202306067/1/A3.
Datum uitspraak: 2 april 2025
AFDELING
BESTUURSRECHTSPRAAK
Uitspraak als bedoeld in artikel 8:57 van de Algemene wet bestuursrecht (hierna: de Awb) op het hoger beroep van:
[appellante], wonend in Den Haag
appellante,
tegen de uitspraak van de rechtbank Den Haag van 9 augustus 2023 in zaak nrs. 23/2674 en 23/437 in het geding tussen:
[appellante]
en
het college van burgemeester en wethouders van Den Haag
Procesverloop
Bij besluiten van 4 januari 2022, 12 juli 2022 en 27 juli 2022 heeft het college [appellante] lasten onder dwangsom opgelegd vanwege overtredingen van de Winkeltijdenwet.

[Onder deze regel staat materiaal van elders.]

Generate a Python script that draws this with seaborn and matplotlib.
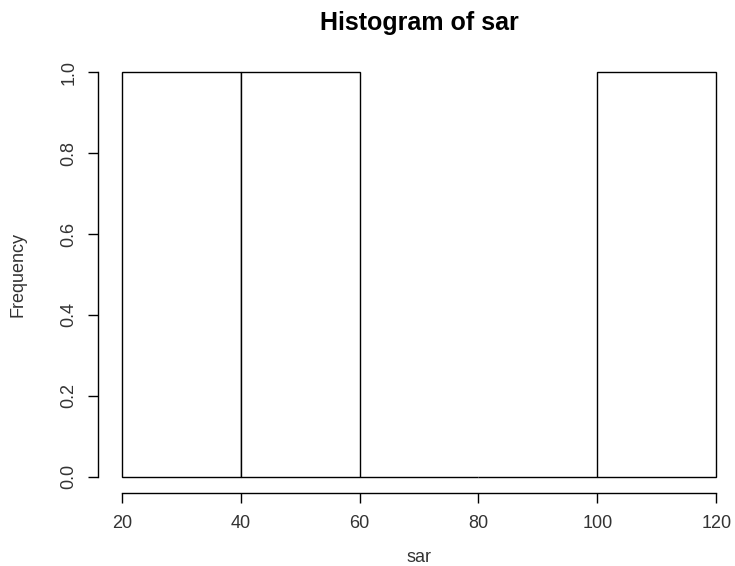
import matplotlib
matplotlib.use("Agg")
import matplotlib.pyplot as plt
import seaborn as sns
import numpy as np

# Data
bin_edges = [20, 40, 60, 80, 100, 120]
bin_counts = [1, 1, 0, 0, 1]
x_ticks = [20, 40, 60, 80, 100, 120]
y_ticks = [0.0, 0.2, 0.4, 0.6, 0.8, 1.0]
y_tick_labels = ["0.0", "0.2", "0.4", "0.6", "0.8", "1.0"]

sns.set_style("white")
plt.rcParams['font.family'] = ['Liberation Sans', 'DejaVu Sans']

W, H = 735, 566
fig = plt.figure(figsize=(W / 100, H / 100), dpi=100)
left, right, bottom, top = 98, 740, 493, 56
ax = fig.add_axes([left / W, (H - bottom) / H, (right - left) / W, (bottom - top) / H])

centers = [(bin_edges[i] + bin_edges[i + 1]) / 2 for i in range(len(bin_counts))]
sns.histplot(x=centers, weights=bin_counts, bins=bin_edges, ax=ax,
             color="white", edgecolor="black", linewidth=1.0, alpha=1.0)

ax.set_xlim(16, 124)
ax.set_ylim(-0.04, 1.04)
ax.set_xticks(x_ticks)
ax.set_xticklabels([str(t) for t in x_ticks])
ax.set_yticks(y_ticks)
ax.set_yticklabels(y_tick_labels, rotation=90, va="center")

for s in ["top", "right"]:
    ax.spines[s].set_visible(False)
ax.spines["bottom"].set_bounds(20, 120)
ax.spines["left"].set_bounds(0, 1)
for s in ["bottom", "left"]:
    ax.spines[s].set_color("black")
    ax.spines[s].set_linewidth(1.0)

txt = "#333333"
ax.tick_params(axis="both", direction="out", length=7, width=1.0, color="black",
               labelsize=13, labelcolor=txt, bottom=True, left=True)
ax.tick_params(axis="x", pad=9)
ax.tick_params(axis="y", pad=8)

ax.set_xlabel("sar", fontsize=13, color=txt, labelpad=12)
ax.set_ylabel("Frequency", fontsize=13, color=txt, labelpad=24)
fig.text((122 + 716) / 2 / W, 1 - 23 / H, "Histogram of sar", ha="center", va="center",
         fontsize=18, fontweight="bold", color="black")

fig.savefig("out.png", dpi=100)
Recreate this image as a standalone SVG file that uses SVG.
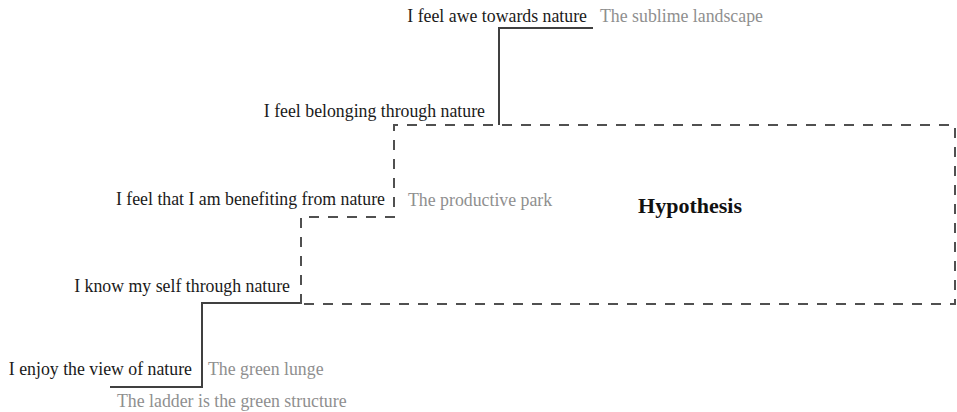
<svg xmlns="http://www.w3.org/2000/svg" width="957" height="412" viewBox="0 0 957 412">
<style>
text{font-family:"Liberation Serif","Times New Roman",serif;font-size:17.8px}
.b{fill:#1a1a1a}
.g{fill:#8f8f8f}
.end{text-anchor:end}
.solid{fill:none;stroke:#404040;stroke-width:2}
.dash{fill:none;stroke:#505050;stroke-width:2;stroke-dasharray:10 9}
</style>
<rect width="957" height="412" fill="#ffffff"/>
<g id="connectors">
<path class="solid" d="M110 387 H202 V303 H301"/>
<path class="solid" d="M499 125 V28 H593"/>
<path class="dash" d="M301 304 V217 H394 V125 H955 V304 H301"/>
</g>
<g id="hypothesis"><text x="690" y="213" text-anchor="middle" style="font-size:22px;font-weight:bold" fill="#111">Hypothesis</text></g>
<g id="awe"><text class="b end" x="587" y="22">I feel awe towards nature</text></g>
<g id="sublime"><text class="g" x="600" y="22">The sublime landscape</text></g>
<g id="belonging"><text class="b end" x="485" y="117">I feel belonging through nature</text></g>
<g id="benefiting"><text class="b end" x="385" y="205">I feel that I am benefiting from nature</text></g>
<g id="productive"><text class="g" x="408" y="206">The productive park</text></g>
<g id="knowself"><text class="b end" x="290" y="292">I know my self through nature</text></g>
<g id="enjoy"><text class="b end" x="192" y="375">I enjoy the view of nature</text></g>
<g id="lunge"><text class="g" x="208" y="375">The green lunge</text></g>
<g id="ladder"><text class="g" x="117" y="407">The ladder is the green structure</text></g>
</svg>
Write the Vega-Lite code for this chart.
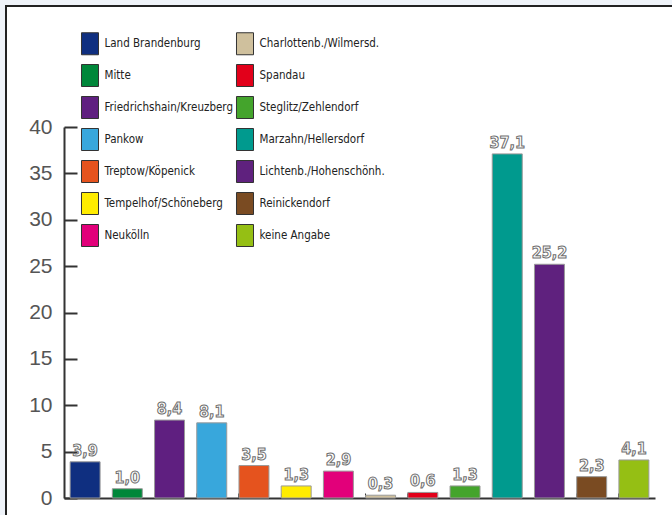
{
  "$schema": "https://vega.github.io/schema/vega-lite/v6.json",
  "autosize": "none",
  "width": 670,
  "height": 513,
  "padding": {"left": 6, "top": 6, "right": -4, "bottom": -4},
  "background": "#eff3f9",
  "config": {
    "view": {"fill": "white", "stroke": "#222", "strokeWidth": 2},
    "locale": {"number": {"decimal": ",", "thousands": ".", "grouping": [3], "currency": ["", " €"]}}
  },
  "data": {
    "values": [
      {"bezirk": "Land Brandenburg", "wert": 3.9},
      {"bezirk": "Mitte", "wert": 1.0},
      {"bezirk": "Friedrichshain/Kreuzberg", "wert": 8.4},
      {"bezirk": "Pankow", "wert": 8.1},
      {"bezirk": "Treptow/Köpenick", "wert": 3.5},
      {"bezirk": "Tempelhof/Schöneberg", "wert": 1.3},
      {"bezirk": "Neukölln", "wert": 2.9},
      {"bezirk": "Charlottenb./Wilmersd.", "wert": 0.3},
      {"bezirk": "Spandau", "wert": 0.6},
      {"bezirk": "Steglitz/Zehlendorf", "wert": 1.3},
      {"bezirk": "Marzahn/Hellersdorf", "wert": 37.1},
      {"bezirk": "Lichtenb./Hohenschönh.", "wert": 25.2},
      {"bezirk": "Reinickendorf", "wert": 2.3},
      {"bezirk": "keine Angabe", "wert": 4.1}
    ]
  },
  "encoding": {
    "x": {
      "field": "bezirk",
      "type": "nominal",
      "sort": null,
      "scale": {"range": [58, 649], "paddingInner": 0.29, "paddingOuter": 0.145},
      "axis": {
        "labels": false,
        "title": null,
        "tickSize": -5,
        "tickWidth": 1,
        "tickColor": "#333",
        "domainColor": "#333",
        "domainWidth": 2,
        "bandPosition": 0,
        "offset": -21
      }
    },
    "y": {
      "field": "wert",
      "type": "quantitative",
      "scale": {"domain": [0, 40], "nice": false, "range": [492, 121]},
      "axis": {
        "values": [0, 5, 10, 15, 20, 25, 30, 35, 40],
        "title": null,
        "grid": false,
        "labelFont": "Liberation Sans",
        "labelFontSize": 21,
        "labelColor": "#555",
        "labelPadding": 25,
        "tickSize": -13,
        "tickWidth": 2,
        "tickColor": "#333",
        "domainColor": "#333",
        "domainWidth": 2,
        "offset": -58
      }
    }
  },
  "layer": [
    {
      "mark": {"type": "bar", "stroke": "#9a9a9a", "strokeWidth": 1},
      "encoding": {
        "color": {
          "field": "bezirk",
          "type": "nominal",
          "scale": {
            "domain": ["Land Brandenburg", "Mitte", "Friedrichshain/Kreuzberg", "Pankow", "Treptow/Köpenick", "Tempelhof/Schöneberg", "Neukölln", "Charlottenb./Wilmersd.", "Spandau", "Steglitz/Zehlendorf", "Marzahn/Hellersdorf", "Lichtenb./Hohenschönh.", "Reinickendorf", "keine Angabe"],
            "range": ["#0f2f80", "#00873a", "#5f1f80", "#38a7dc", "#e5531e", "#ffec00", "#e2007a", "#cfc09d", "#e2001a", "#44a42c", "#009a8e", "#5f217e", "#7a4b22", "#95bf14"]
          },
          "legend": {
            "orient": "none",
            "legendX": 72.5,
            "legendY": 26,
            "title": null,
            "columns": 2,
            "direction": "vertical",
            "columnPadding": 0,
            "rowPadding": 5,
            "symbolType": "M-0.773,-1H0.773V1H-0.773Z",
            "symbolSize": 484,
            "symbolStrokeColor": "#333",
            "symbolStrokeWidth": 1,
            "symbolOpacity": 1,
            "symbolFillOpacity": 1,
            "labelOffset": 3,
            "labelFont": "DejaVu Sans Condensed",
            "labelFontSize": 11.5,
            "labelColor": "#222",
            "labelLimit": 0,
            "padding": 0
          }
        }
      }
    },
    {
      "mark": {
        "type": "text",
        "baseline": "bottom",
        "dy": -3,
        "font": "DejaVu Sans Condensed",
        "fontWeight": "bold",
        "fontSize": 16,
        "fill": "white",
        "stroke": "#6f6f6f",
        "strokeWidth": 1
      },
      "encoding": {
        "text": {"field": "wert", "type": "quantitative", "format": ".1f"}
      }
    }
  ]
}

Bij besluiten van 20 september 2022 en 11 oktober 2022 heeft het college een dwangsom van € 5.000,- en € 10.000,- ingevorderd bij [appellante].
Bij besluit van 28 november 2022 heeft het college het door [appellante] tegen het besluit van 4 januari 2022 gemaakte bezwaar niet-ontvankelijk verklaard.
Bij vier besluiten van 27 februari 2023 heeft het college de door [appellante] tegen de besluiten van 12 juli 2022, 27 juli 2022, 20 september 2022 en 11 oktober 2022 gemaakte bezwaren ongegrond verklaard, de hoogte van de lasten onder dwangsom verlaagd naar € 1.500,- en de invorderingsbesluiten gematigd tot een bedrag van € 1.500,-.
Bij uitspraak van 9 augustus 2023 heeft de rechtbank de door [appellante] tegen de besluiten van 28 november 2022 en 27 februari 2023 ingestelde beroepen ongegrond verklaard.
Tegen deze uitspraak heeft [appellante] hoger beroep ingesteld.
Het college heeft een schriftelijke uiteenzetting gegeven.
Bij besluit van 29 maart 2024 heeft het college een dwangsom van € 2.500,- ingevorderd bij [appellante].
[appellante] heeft gronden ingediend tegen dat besluit.
[appellante] heeft een nader stuk ingediend.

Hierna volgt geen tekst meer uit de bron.